Kid A ha anche anticipato la centralità della rete, del passaparola, dell’immagine digitale, dei “blips” promozionali (brevi video, arte visuale diffusa online), è uscito con pochissima promozione tradizionale, senza singoli convenzionali (o con singoli poco espliciti come “Idioteque”) e questo ha contribuito al suo aura di mistero e al suo fascino duraturo.
L’influenza di Kid A è vasta: ha reinventato quello che un grande nome nel rock poteva permettersi di fare, ha aperto la strada a band che mescolano elettronica, sperimentazione sonora, ambient, glitch, che trattano l’album come opera d’arte totale piuttosto che raccolta di singoli; ha sfidato i limiti del mainstream, ha cambiato le aspettative del pubblico, ha ridefinito cosa potesse essere un successo commerciale nella musica alternativa senza per forza aderire alle formule più semplici; ed è stato ripensato anche come “disco visionario” in retrospettiva, uno di quelli che con il tempo solo cresce, che aggiunge nuove prospettive ad ogni ascolto.
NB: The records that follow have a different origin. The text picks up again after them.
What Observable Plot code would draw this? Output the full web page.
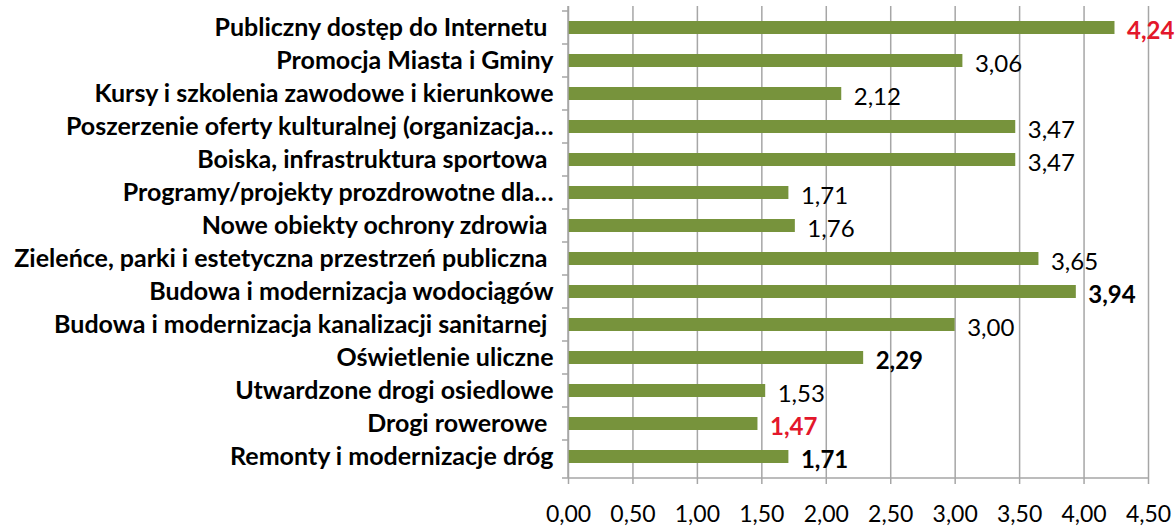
<!DOCTYPE html>
<html>
<head>
<meta charset="utf-8">
<script src="https://cdn.jsdelivr.net/npm/d3@7"></script>
<script src="https://cdn.jsdelivr.net/npm/@observablehq/plot@0.6"></script>
<style>
  html, body { margin: 0; padding: 0; background: #fff; }
</style>
</head>
<body>
<div id="chart"></div>
<script>
const categories = [
  "Publiczny dostęp do Internetu\u00a0",
  "Promocja Miasta i Gminy",
  "Kursy i szkolenia zawodowe i kierunkowe",
  "Poszerzenie oferty kulturalnej (organizacja…",
  "Boiska, infrastruktura sportowa\u00a0",
  "Programy/projekty prozdrowotne dla…",
  "Nowe obiekty ochrony zdrowia\u00a0",
  "Zieleńce, parki i estetyczna przestrzeń publiczna\u00a0",
  "Budowa i modernizacja wodociągów",
  "Budowa i modernizacja kanalizacji sanitarnej\u00a0",
  "Oświetlenie uliczne",
  "Utwardzone drogi osiedlowe",
  "Drogi rowerowe\u00a0",
  "Remonty i modernizacje dróg"
];
const values = [4.24, 3.06, 2.12, 3.47, 3.47, 1.71, 1.76, 3.65, 3.94, 3.00, 2.29, 1.53, 1.47, 1.71];
const xTicks = [0, 0.5, 1, 1.5, 2, 2.5, 3, 3.5, 4, 4.5];
// emphasis of value labels
const redLabels = ["Publiczny dostęp do Internetu\u00a0", "Drogi rowerowe\u00a0"];
const boldLabels = ["Budowa i modernizacja wodociągów", "Oświetlenie uliczne", "Remonty i modernizacje dróg"];

const data = categories.map((c, i) => ({category: c, value: values[i]}));
const fmt = v => d3.format(".2f")(v).replace(".", ",");

const green = "#77933C";
const gray = "#a6a6a6";
const red = "#e3172b";

function axisDecor(index, scales, vals, dimensions) {
  const {width, height, marginLeft, marginRight, marginTop, marginBottom} = dimensions;
  const y = scales.y;
  const bottom = height - marginBottom;
  const x0 = scales.x(0);
  const g = d3.create("svg:g").attr("stroke", gray).attr("stroke-width", 1.5).attr("fill", "none");
  g.append("line").attr("x1", x0).attr("x2", x0).attr("y1", marginTop).attr("y2", bottom);
  g.append("line").attr("x1", x0).attr("x2", scales.x(xTicks[xTicks.length - 1])).attr("y1", bottom).attr("y2", bottom);
  categories.forEach(c => {
    const yy = y(c);
    g.append("line").attr("x1", x0 - 6).attr("x2", x0).attr("y1", yy).attr("y2", yy);
  });
  g.append("line").attr("x1", x0 - 6).attr("x2", x0).attr("y1", bottom).attr("y2", bottom);
  return g.node();
}

const textOpts = {x: "value", y: "category", text: d => fmt(d.value), textAnchor: "start", dx: 12, dy: 3, fontSize: 24};

const chart = Plot.plot({
  width: 1175,
  height: 527,
  marginLeft: 568,
  marginRight: 27,
  marginTop: 6,
  marginBottom: 49,
  style: {fontFamily: "Lato, 'Open Sans', sans-serif", fontSize: "22px", color: "#000", background: "#fff", overflow: "visible"},
  x: {domain: [0, 4.5], label: null},
  y: {domain: categories, padding: 0, label: null},
  marks: [
    Plot.gridX(xTicks, {stroke: gray, strokeOpacity: 1, strokeWidth: 1.5}),
    Plot.barX(data, {x: "value", y: "category", fill: green, insetTop: 10, insetBottom: 10}),
    Plot.text(data.filter(d => !redLabels.includes(d.category) && !boldLabels.includes(d.category)),
      {...textOpts, fill: "#000"}),
    Plot.text(data.filter(d => boldLabels.includes(d.category)),
      {...textOpts, fill: "#000", fontWeight: "bold"}),
    Plot.text(data.filter(d => redLabels.includes(d.category)),
      {...textOpts, fill: red, fontWeight: "bold"}),
    Plot.axisX(xTicks, {tickSize: 6, tickPadding: 21, stroke: gray, strokeWidth: 1.5, tickFormat: fmt, fontSize: 23, fill: "#000", label: null}),
    Plot.axisY({tickSize: 0, tickPadding: 15, fontSize: 25, fontWeight: "bold", fill: "#000", label: null}),
    axisDecor
  ]
});
document.getElementById("chart").appendChild(chart);
</script>
</body>
</html>
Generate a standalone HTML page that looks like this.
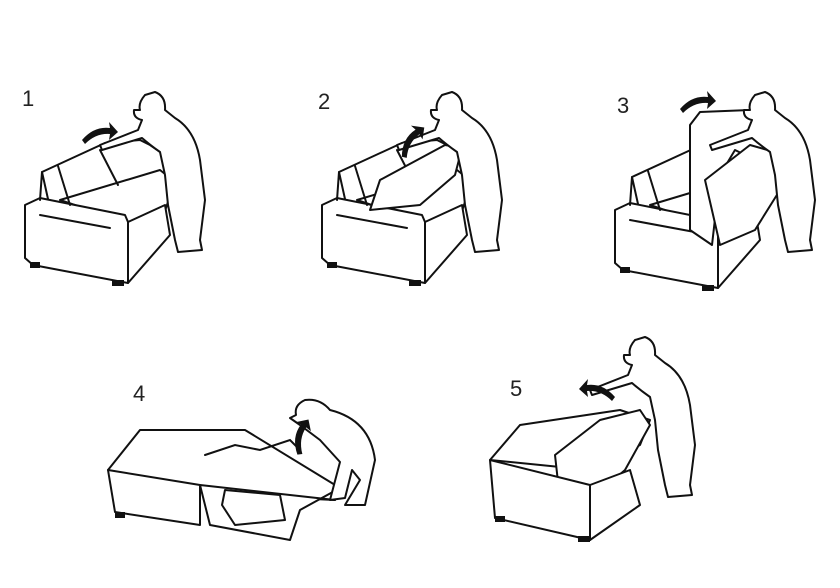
<!DOCTYPE html>
<html><head><meta charset="utf-8"><style>
html,body{margin:0;padding:0;background:#fff;width:840px;height:588px;overflow:hidden}
svg{display:block}
text{font-family:"Liberation Sans",sans-serif;font-size:22px;fill:#222}
.l{fill:#fff;stroke:#111;stroke-width:2;stroke-linejoin:round}
.n{fill:none;stroke:#111;stroke-width:2;stroke-linecap:round}
</style></head><body>
<svg width="840" height="588" viewBox="0 0 840 588">
<defs>
<g id="sofa">
 <!-- back -->
 <path class="l" d="M42,172 L105,143 L140,140 L150,145 L172,160 L170,175 L50,208 Z"/>
 <!-- seat -->
 <path class="l" d="M60,200 L160,170 L175,182 L160,225 L125,222 Z"/>
 <!-- front box -->
 <path class="l" d="M25,205 L40,198 L125,215 L128,222 L128,283 L33,265 L25,258 Z"/>
 <path class="l" d="M128,222 L165,205 L170,235 L128,283 Z"/>
 <path class="n" d="M40,200 L42,172 M58,166 L70,205 M100,150 L118,185 M40,215 L110,228"/>
 <rect x="30" y="262" width="10" height="6" fill="#111"/>
 <rect x="112" y="280" width="12" height="6" fill="#111"/>
</g>
<g id="man">
 <path class="l" d="M145,95 Q138,103 140,110 L134,110 Q133,118 142,120 L138,130 L100,145 L102,150 L142,138 Q150,145 160,152 L165,175 L168,205 L175,240 L178,252 L202,250 L200,240 L205,200 L200,160 Q195,130 175,118 L165,110 Q166,96 155,92 Z"/>
</g>
<path id="arr" d="M0,12 Q12,-2 28,0 L27,-6 L36,4 L27,12 L28,6 Q14,5 3,16 Z" fill="#111"/>
</defs>

<text x="22" y="106">1</text>
<text x="318" y="109">2</text>
<text x="617" y="113">3</text>
<text x="133" y="401">4</text>
<text x="510" y="396">5</text>

<!-- panel 1 -->
<use href="#sofa"/>
<use href="#man"/>
<use href="#arr" x="82" y="128"/>

<!-- panel 2 -->
<use href="#sofa" x="297"/>
<path class="l" d="M370,210 L380,180 L445,145 L462,148 L455,175 L420,205 Z"/>
<use href="#man" x="297" y="0"/>
<use href="#arr" x="395" y="140" transform="rotate(-40 405 145)"/>

<!-- panel 3 -->
<use href="#sofa" x="590" y="5"/>
<path class="l" d="M690,230 L690,125 L700,112 L750,110 L775,125 L770,150 L755,160 L735,150 L720,175 L712,245 Z"/>
<path class="l" d="M705,180 L750,145 L785,155 L780,190 L755,230 L720,245 Z"/>
<use href="#man" x="610" y="0"/>
<use href="#arr" x="680" y="97"/>

<!-- panel 4 -->
<path class="l" d="M108,470 L140,430 L245,430 L340,488 L335,500 L230,495 L108,470 Z"/>
<path class="l" d="M108,470 L200,485 L200,525 L115,512 Z"/>
<path class="l" d="M200,485 L335,500 L340,488 L300,510 L290,540 L210,525 Z"/>
<path class="l" d="M225,490 L280,495 L285,520 L235,525 L222,505 Z"/>
<path class="n" d="M205,455 L235,445 L260,450 L290,440 L300,450"/>
<rect x="115" y="512" width="10" height="6" fill="#111"/>
<path class="l" d="M305,400 Q294,405 296,415 L290,418 L300,425 L320,440 L340,462 L330,500 L345,498 L352,470 L360,480 L345,505 L365,505 L375,460 Q370,420 330,410 Q320,398 305,400 Z"/>
<use href="#arr" x="282" y="440" transform="rotate(-60 292 440)"/>

<!-- panel 5 -->
<path class="l" d="M490,460 L520,425 L620,410 L650,420 L640,445 L590,470 Z"/>
<path class="l" d="M555,455 L600,420 L640,410 L650,425 L625,470 L590,500 L560,500 Z"/>
<path class="l" d="M490,460 L590,485 L590,540 L495,518 Z"/>
<path class="l" d="M590,485 L630,470 L640,505 L590,540 Z"/>
<rect x="495" y="516" width="10" height="6" fill="#111"/>
<rect x="578" y="536" width="12" height="6" fill="#111"/>
<use href="#man" x="490" y="245"/>
<use href="#arr" x="585" y="385" transform="scale(-1,1) translate(-1200,0)"/>
</svg>
</body></html>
Kid A rimane un monumento non solo per i fan dei Radiohead, ma per chiunque sia interessato a vedere fin dove la musica possa spingersi quando rifiuta compromessi, quando accetta l’incertezza, quando il rischio non è uno svantaggio ma il terreno stesso della creazione, un punto oltre cui il passato della band, il rock tradizionale, il concetto stesso di canzone popolare cedono il posto all’idea che la musica è prima di tutto atmosfera, esperienza, memoria, eco del futuro.
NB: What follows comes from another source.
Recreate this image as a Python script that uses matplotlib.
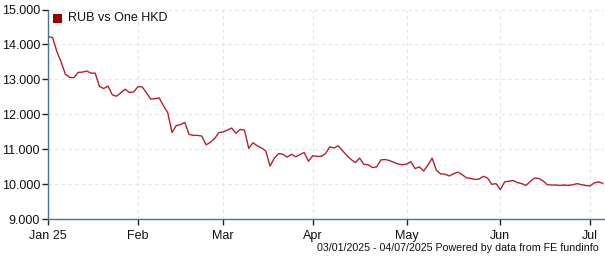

E in questo senso Kid A non è solo un lavoro di passaggio nella carriera dei Radiohead ma una pietra miliare nella storia della musica contemporanea, un disco che ancora oggi sfida, ispira, spaventa, consola, che si rifiuta di “inserirsi” ma che si inserisce invece nella coscienza di chi ascolta ‒ e forse è questo il segreto del suo perdurare, la sua potenza che non si smorza, che non si esaurisce: non un album a cui tornare per nostalgia, ma un album che continua a parlare, a rispondere, a sussurrare e urlare nel presente come se fosse stato appena scritto.